Today, the defining characteristics are the glass pyramid structures that were completed in 1989. Made of glass and metal, the Futurist Architecture was designed by I.M Pei. The largest of the glass pyramids serves as the entrance, to the museum lobby below. This was to solve the issue of the existing entrance being incapable of taking the numerous daily visitors. The new subterranean network serves its purpose beautifully, making navigation inside a breeze.

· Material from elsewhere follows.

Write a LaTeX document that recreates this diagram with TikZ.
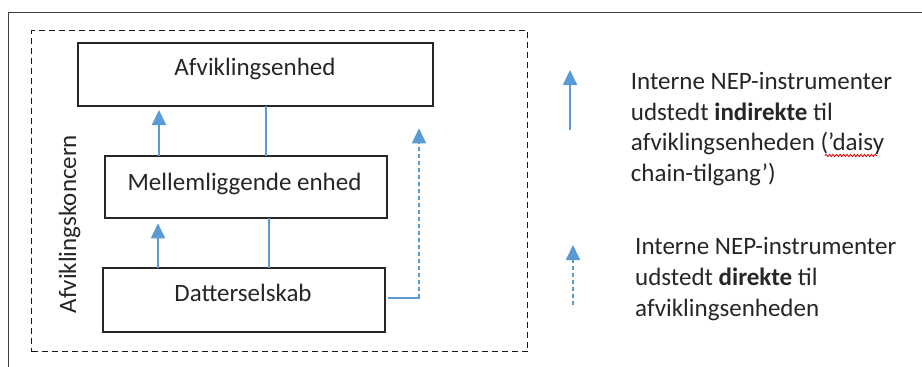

The pyramids were open to strong criticism including the inconsistent nature of the design against the French Renaissance style and that the pyramid was a symbol of death from Ancient Egypt. I, however, think it is a fantastic merger of modern and classic, and the functional benefits for the museum are clear.

Visiting Musée du Louvre

If you are planning on visiting the Louvre then consider referring to the website for information on admission. They have free admission on some Sundays and some free times for under 26’s. However, if you are just wanting to take a look at the stunning Architecture then I would suggest going at dusk, just as the pyramids light up. It is much quieter and simply gorgeous. The nearest Metro station is Palais Royal Musée du Louvre but if you’re sight seeing then you can take a walking route through the city. You can start in the East of the city at Notre Dame, and then head to the Pompidou Centre (15 mins walk) and then onto the Louvre (18 mins walk). Have you visited? Did you see the Mona Lisa? It was much smaller than I imagined!

Quick Facts:

– The Mona Lisa was stolen in 1911. It was found 2 years later when the thief tried to sell the famous painting.

– The glass and metal pyramids were completed in 1989. They received a lot of criticism as they were such a contrasting style to the surrounding Chateau.

– The largest pyramid now serves as the entrance to a subterranean network of corridors for navigation.